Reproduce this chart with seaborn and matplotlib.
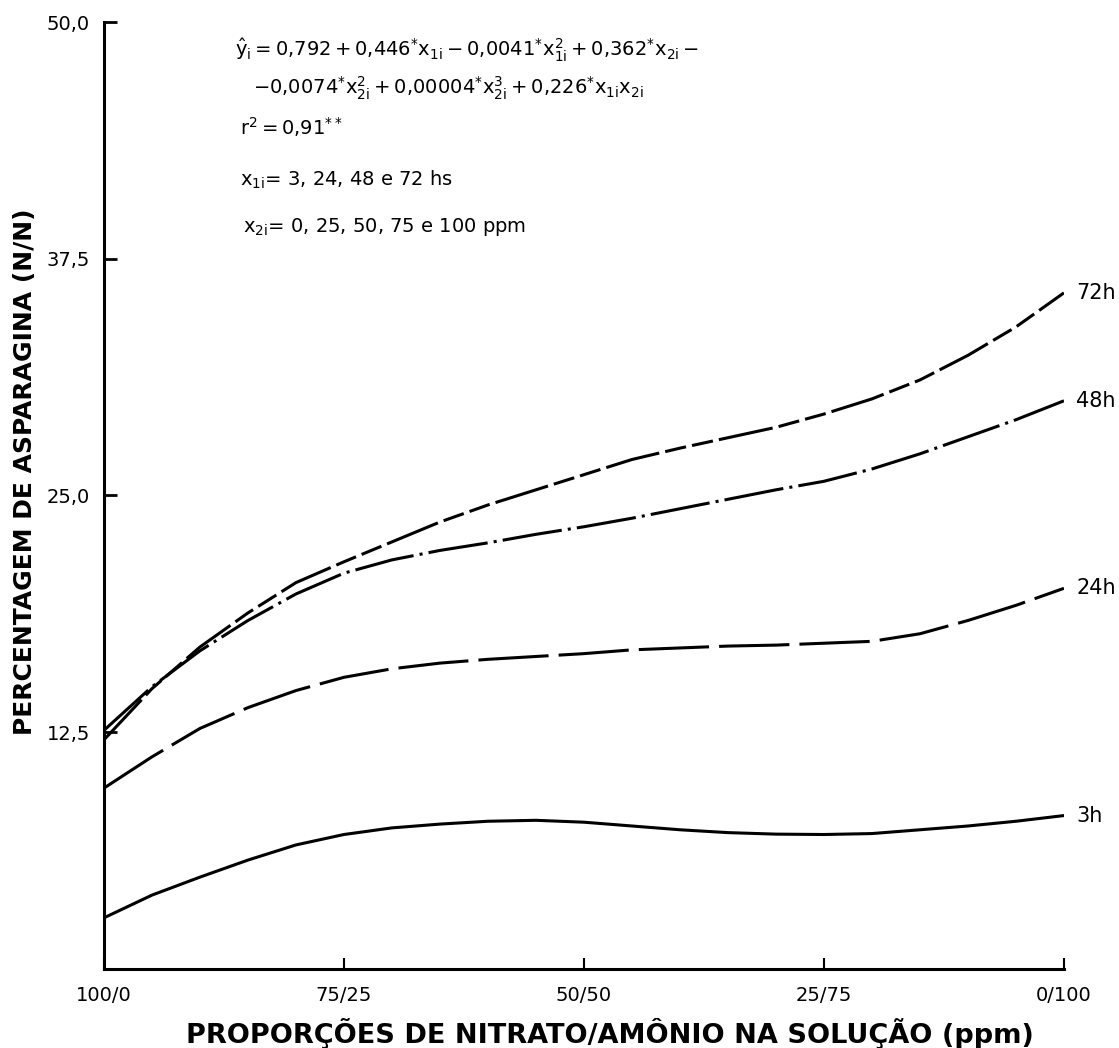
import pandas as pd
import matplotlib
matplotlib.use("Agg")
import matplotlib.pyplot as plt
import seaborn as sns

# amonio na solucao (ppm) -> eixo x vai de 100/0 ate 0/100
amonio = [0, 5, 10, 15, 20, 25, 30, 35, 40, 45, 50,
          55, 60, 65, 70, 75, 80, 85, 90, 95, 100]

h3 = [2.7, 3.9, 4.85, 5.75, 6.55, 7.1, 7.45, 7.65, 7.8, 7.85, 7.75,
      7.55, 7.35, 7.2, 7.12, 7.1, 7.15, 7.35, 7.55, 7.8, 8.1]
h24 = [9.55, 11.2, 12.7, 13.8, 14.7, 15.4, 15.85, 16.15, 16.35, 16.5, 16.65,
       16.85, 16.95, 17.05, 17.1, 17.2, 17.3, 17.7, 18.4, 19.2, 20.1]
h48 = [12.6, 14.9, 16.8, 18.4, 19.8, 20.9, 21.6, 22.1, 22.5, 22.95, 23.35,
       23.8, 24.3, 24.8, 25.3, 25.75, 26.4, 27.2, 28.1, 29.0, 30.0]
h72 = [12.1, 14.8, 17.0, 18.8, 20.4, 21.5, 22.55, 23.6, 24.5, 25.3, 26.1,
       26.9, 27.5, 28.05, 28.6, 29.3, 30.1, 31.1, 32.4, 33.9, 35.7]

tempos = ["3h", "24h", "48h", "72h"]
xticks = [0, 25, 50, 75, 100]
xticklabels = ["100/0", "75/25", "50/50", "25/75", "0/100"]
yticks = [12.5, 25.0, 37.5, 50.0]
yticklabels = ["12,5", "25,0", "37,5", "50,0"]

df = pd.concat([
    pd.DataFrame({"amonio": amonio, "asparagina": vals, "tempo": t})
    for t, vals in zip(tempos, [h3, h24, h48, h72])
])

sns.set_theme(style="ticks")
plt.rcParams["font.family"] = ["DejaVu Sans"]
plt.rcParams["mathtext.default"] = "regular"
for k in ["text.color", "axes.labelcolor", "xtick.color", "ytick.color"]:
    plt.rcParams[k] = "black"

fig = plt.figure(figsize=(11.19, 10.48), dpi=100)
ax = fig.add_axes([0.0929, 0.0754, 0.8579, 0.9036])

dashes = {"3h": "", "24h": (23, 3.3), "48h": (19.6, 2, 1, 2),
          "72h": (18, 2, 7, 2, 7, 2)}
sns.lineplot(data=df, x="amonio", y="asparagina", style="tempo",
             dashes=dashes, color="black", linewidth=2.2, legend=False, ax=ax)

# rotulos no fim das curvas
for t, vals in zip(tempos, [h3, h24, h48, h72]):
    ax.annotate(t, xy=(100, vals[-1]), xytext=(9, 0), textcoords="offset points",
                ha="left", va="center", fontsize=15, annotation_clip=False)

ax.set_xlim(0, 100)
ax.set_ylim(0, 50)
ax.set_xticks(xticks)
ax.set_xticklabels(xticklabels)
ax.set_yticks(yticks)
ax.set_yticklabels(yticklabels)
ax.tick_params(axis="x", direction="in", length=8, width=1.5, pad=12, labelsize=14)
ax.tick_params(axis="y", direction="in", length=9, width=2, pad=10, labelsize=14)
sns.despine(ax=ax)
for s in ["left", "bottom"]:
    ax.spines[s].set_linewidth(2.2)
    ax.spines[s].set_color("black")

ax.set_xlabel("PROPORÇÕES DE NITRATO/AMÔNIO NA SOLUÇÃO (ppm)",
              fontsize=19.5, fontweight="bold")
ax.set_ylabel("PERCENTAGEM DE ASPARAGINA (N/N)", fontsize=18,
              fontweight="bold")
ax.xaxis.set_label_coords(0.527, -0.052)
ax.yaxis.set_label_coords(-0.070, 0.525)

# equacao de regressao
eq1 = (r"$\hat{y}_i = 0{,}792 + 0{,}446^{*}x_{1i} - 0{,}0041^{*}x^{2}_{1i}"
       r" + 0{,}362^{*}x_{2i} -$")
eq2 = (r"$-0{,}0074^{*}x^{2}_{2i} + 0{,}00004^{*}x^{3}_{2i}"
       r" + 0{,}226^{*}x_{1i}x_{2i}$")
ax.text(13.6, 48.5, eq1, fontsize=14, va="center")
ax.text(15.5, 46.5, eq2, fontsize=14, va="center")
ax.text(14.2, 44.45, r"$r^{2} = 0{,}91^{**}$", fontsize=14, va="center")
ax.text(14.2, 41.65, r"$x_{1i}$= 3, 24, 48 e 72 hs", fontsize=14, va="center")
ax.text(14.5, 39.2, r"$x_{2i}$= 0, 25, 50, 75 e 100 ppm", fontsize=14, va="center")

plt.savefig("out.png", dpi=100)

★ ★ ★ ★

Your task: Collect, from the material above, every line containing the word "matplotlib".

Task response:
Reproduce this chart with seaborn and matplotlib.
import matplotlib
matplotlib.use("Agg")
import matplotlib.pyplot as plt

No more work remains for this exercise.